Our implementation Overview in short:

Stages:

1) Macros stage:

The assembler parses the original source (.as) file and generates the expanded (.am) source file that contains the same source code content, the only difference is that the macros defined in the original source file (.as) are replaced with their content. To do so the assembler uses a hash table (Macro Table) to store the macro name with its starting and ending indexes (FILE position) of its content. If it finds any error in the syntax of the macros it yields a relevant error message and jumps straight to Next, otherwise, it continues to the First Run stage.

2) First Run:

In the first run, the assembler counts the size of the data image and the instruction image (without allocating any memory), adds all the symbols to the symbol table, and last but not least the assembler verifies that there are no errors in code before it moves on to step 3. If the assembler encounters any error in the code it outputs an error/warning message to stderr and error.log (file which will be created in the root folder if any errors/warnings occur). To report any error in the source code in the first run, the assembler parses all the content of the source code regardless of any occurrence of an error.
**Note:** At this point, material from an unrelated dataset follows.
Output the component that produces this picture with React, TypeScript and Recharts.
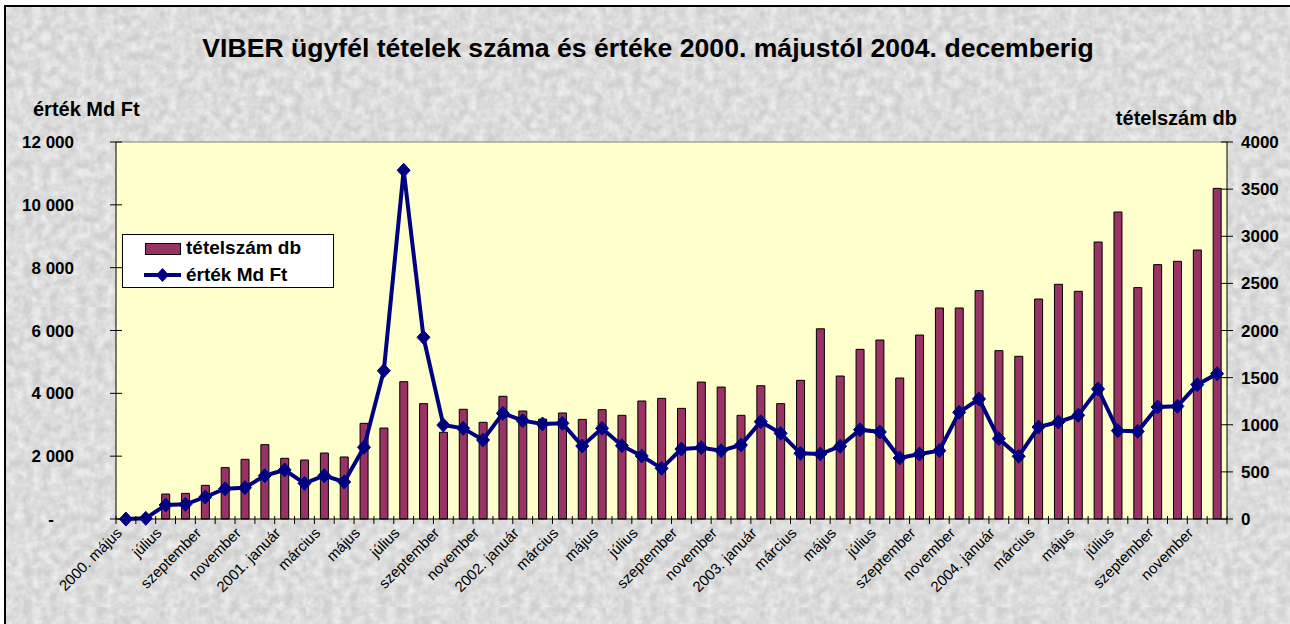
import {
  Bar,
  CartesianGrid,
  ComposedChart,
  Legend,
  Line,
  ReferenceLine,
  XAxis,
  YAxis,
} from "recharts";

const honapok = [
  "2000. május", "június", "július", "augusztus", "szeptember", "október", "november", "december",
  "2001. január", "február", "március", "április", "május", "június", "július", "augusztus",
  "szeptember", "október", "november", "december",
  "2002. január", "február", "március", "április", "május", "június", "július", "augusztus",
  "szeptember", "október", "november", "december",
  "2003. január", "február", "március", "április", "május", "június", "július", "augusztus",
  "szeptember", "október", "november", "december",
  "2004. január", "február", "március", "április", "május", "június", "július", "augusztus",
  "szeptember", "október", "november", "december",
];

// tételszám db (jobb tengely)
const tetelszam = [
  0, 0, 265, 272, 357, 545, 633, 789, 644, 626, 700, 658, 1015, 965, 1457, 1224,
  920, 1164, 1026, 1302, 1146, 1060, 1125, 1057, 1160, 1100, 1252, 1280, 1174, 1453,
  1400, 1100, 1414, 1224, 1471, 2018,
  1517, 1800, 1899, 1496, 1952, 2239, 2239, 2423, 1786, 1726, 2334, 2490, 2416, 2939,
  3257, 2455, 2699, 2734, 2854, 3508,
];

// érték Md Ft (bal tengely)
const ertek = [
  0, 20, 446, 467, 700, 965, 997, 1380, 1560, 1135, 1380, 1178, 2282, 4720, 11100, 5784,
  2992, 2886, 2515, 3364, 3130, 3024, 3045, 2324, 2886, 2334, 2005, 1613, 2228, 2270,
  2175, 2355, 3098, 2727, 2090, 2069,
  2313, 2843, 2769, 1942, 2069, 2175, 3395, 3820, 2557, 1995, 2928, 3087, 3299, 4138,
  2812, 2790, 3565, 3586, 4276, 4626,
];

const balTickek = [0, 2000, 4000, 6000, 8000, 10000, 12000];
const jobbTickek = [0, 500, 1000, 1500, 2000, 2500, 3000, 3500, 4000];

const data = honapok.map((honap, i) => ({
  honap,
  tetelszam: tetelszam[i],
  ertek: ertek[i],
}));

const FONT = "Arial, 'Liberation Sans', Helvetica, sans-serif";
const BAR_COLOR = "#993366";
const LINE_COLOR = "#000080";

const grain = `<svg xmlns='http://www.w3.org/2000/svg' width='300' height='300'><filter id='f'><feTurbulence type='fractalNoise' baseFrequency='0.11' numOctaves='3' seed='4' stitchTiles='stitch'/><feColorMatrix type='matrix' values='0 0 0 0 1 0 0 0 0 1 0 0 0 0 1 1.1 0 0 0 -0.28'/></filter><rect width='300' height='300' filter='url(#f)'/></svg>`;

const fmtBal = (v: number) =>
  v === 0 ? "-" : v >= 1000 ? `${Math.floor(v / 1000)} ${String(v % 1000).padStart(3, "0")}` : String(v);

function BalTick({ x, y, payload }: any) {
  return (
    <g>
      <line x1={x - 6} x2={x + 6} y1={y} y2={y} stroke="#000" />
      <text
        x={payload.value === 0 ? x - 62 : x - 42}
        y={y}
        dy="0.36em"
        textAnchor="end"
        fontFamily={FONT}
        fontWeight="bold"
        fontSize={17}
        fill="#000"
      >
        {fmtBal(payload.value)}
      </text>
    </g>
  );
}

function JobbTick({ x, y, payload }: any) {
  return (
    <g>
      <line x1={x - 6} x2={x + 6} y1={y} y2={y} stroke="#000" />
      <text
        x={x + 14}
        y={y}
        dy="0.36em"
        textAnchor="start"
        fontFamily={FONT}
        fontWeight="bold"
        fontSize={17}
        fill="#000"
      >
        {payload.value}
      </text>
    </g>
  );
}

function HonapTick({ x, y, payload, index, visibleTicksCount }: any) {
  const half = payload.offset ?? 1111 / honapok.length / 2;
  const last = index === visibleTicksCount - 1;
  const ax = x - 3;
  const ay = y + 15;
  return (
    <g>
      <line x1={x - half} x2={x - half} y1={y - 3} y2={y + 5} stroke="#000" />
      {last && <line x1={x + half} x2={x + half} y1={y - 3} y2={y + 5} stroke="#000" />}
      {index % 2 === 0 && (
        <text
          x={ax}
          y={ay}
          transform={`rotate(-45, ${ax}, ${ay})`}
          textAnchor="end"
          fontFamily={FONT}
          fontSize={15}
          fill="#000"
        >
          {payload.value}
        </text>
      )}
    </g>
  );
}

function Rombusz({ cx, cy }: any) {
  if (cx == null || cy == null) return null;
  return (
    <polygon
      points={`${cx},${cy - 7} ${cx + 6.5},${cy} ${cx},${cy + 7} ${cx - 6.5},${cy}`}
      fill={LINE_COLOR}
      stroke={LINE_COLOR}
    />
  );
}

function Jelmagyarazat() {
  return (
    <svg width={212} height={54} style={{ display: "block" }}>
      <rect x={0.5} y={0.5} width={211} height={53} fill="#fff" stroke="#000" />
      <rect x={23.5} y={9.5} width={35} height={11} fill={BAR_COLOR} stroke="#000" />
      <text x={64} y={20} fontFamily={FONT} fontWeight="bold" fontSize={19} fill="#000">
        tételszám db
      </text>
      <line x1={22} x2={59} y1={41} y2={41} stroke={LINE_COLOR} strokeWidth={4} />
      <polygon points="40.5,34 47,41 40.5,48 34,41" fill={LINE_COLOR} />
      <text x={64} y={47} fontFamily={FONT} fontWeight="bold" fontSize={19} fill="#000">
        érték Md Ft
      </text>
    </svg>
  );
}

export default function App() {
  return (
    <div
      style={{
        position: "fixed",
        left: 0,
        top: 0,
        width: 1290,
        height: 624,
        overflow: "hidden",
        background: "#fff",
        fontFamily: FONT,
      }}
    >
      <style>{"html,body{margin:0;overflow:hidden}"}</style>
      <div
        style={{
          position: "absolute",
          left: 4,
          top: 5,
          width: 1400,
          height: 700,
          borderLeft: "2px solid #000",
          borderTop: "2px solid #000",
          backgroundColor: "#cfcfcf",
          backgroundImage: `url("data:image/svg+xml,${encodeURIComponent(grain)}")`,
        }}
      />
      <div
        style={{
          position: "absolute",
          left: 0,
          width: 1296,
          top: 33,
          textAlign: "center",
          fontSize: 26.6,
          lineHeight: "30px",
          fontWeight: "bold",
          color: "#000",
        }}
      >
        VIBER ügyfél tételek száma és értéke 2000. májustól 2004. decemberig
      </div>
      <div
        style={{
          position: "absolute",
          left: 33,
          top: 97,
          fontSize: 20,
          lineHeight: "24px",
          fontWeight: "bold",
          whiteSpace: "nowrap",
        }}
      >
        érték Md Ft
      </div>
      <div
        style={{
          position: "absolute",
          right: 1290 - 1237,
          top: 106,
          fontSize: 20,
          lineHeight: "24px",
          fontWeight: "bold",
          whiteSpace: "nowrap",
        }}
      >
        tételszám db
      </div>
      <div style={{ position: "absolute", left: 0, top: 0 }}>
        <ComposedChart
          width={1290}
          height={624}
          data={data}
          margin={{ top: 142, right: 0, bottom: 0, left: 0 }}
        >
          <CartesianGrid
            yAxisId="left"
            horizontal={false}
            vertical={false}
            fill="#FFFFCC"
            fillOpacity={1}
          />
          <XAxis
            dataKey="honap"
            height={105}
            interval={0}
            tickLine={false}
            tickSize={0}
            tickMargin={0}
            axisLine={{ stroke: "#000" }}
            tick={<HonapTick />}
          />
          <YAxis
            yAxisId="left"
            orientation="left"
            width={116}
            domain={[0, 12000]}
            ticks={balTickek}
            interval={0}
            tickLine={false}
            tickSize={0}
            tickMargin={0}
            axisLine={{ stroke: "#000" }}
            tick={<BalTick />}
          />
          <YAxis
            yAxisId="right"
            orientation="right"
            width={63}
            domain={[0, 4000]}
            ticks={jobbTickek}
            interval={0}
            tickLine={false}
            tickSize={0}
            tickMargin={0}
            axisLine={{ stroke: "#000" }}
            tick={<JobbTick />}
          />
          <ReferenceLine yAxisId="left" y={12000} stroke="#808080" />
          <Legend
            layout="horizontal"
            verticalAlign="middle"
            align="center"
            content={() => <Jelmagyarazat />}
            wrapperStyle={{ left: 122, top: 234, width: 212, height: 54 }}
          />
          <Bar
            yAxisId="right"
            dataKey="tetelszam"
            name="tételszám db"
            fill={BAR_COLOR}
            stroke="#000"
            strokeWidth={1}
            barSize={8}
            isAnimationActive={false}
          />
          <Line
            yAxisId="left"
            dataKey="ertek"
            name="érték Md Ft"
            stroke={LINE_COLOR}
            strokeWidth={4}
            dot={<Rombusz />}
            activeDot={false}
            isAnimationActive={false}
          />
        </ComposedChart>
      </div>
    </div>
  );
}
If any error (warnings do not count as errors) occurs, the assembler will not continue to stage 3 but it will go straight on to the Next stage.

3) In between the first and second run:

If the first run ended successfully (else: Next) the assembler will update the address of each data symbol in the symbol table, and then it will allocate the exact amount of memory it needs to write for the target image (binary of compiled code) then it will reset the counters (IC/DC) and continue to the second run.

4) Second run:

In the second run, our assembler writes the words of each line of code in binary format, inserts the words (binary bits) to the memory image in the correct position depending on the type of word (data/instruction) and adds each external operand that appeared in the correct spot in the external operands table.

If the assembler encounters a label operand that is not within the symbol table and is not external it yields an error message and then continues to check the rest of the code to discover all errors of this kind and report them (it is the only kind of error that can appear in the second run stage since any other type of error already been reported in the previous stages by now and has already prevented the assembler from entering the second run stage) and in this case, the assembler will finish the second run but will not export any files.

5) Export (generate files):

If the second run is finished without any error (else: Next) we will generate all of the required outputs (.ob, .ext .ent files).

Next:

The assembler then moves on to handle the next source file (which means that it will repeat over these 5 steps for each source file passed to it) until the last one then it ends the program.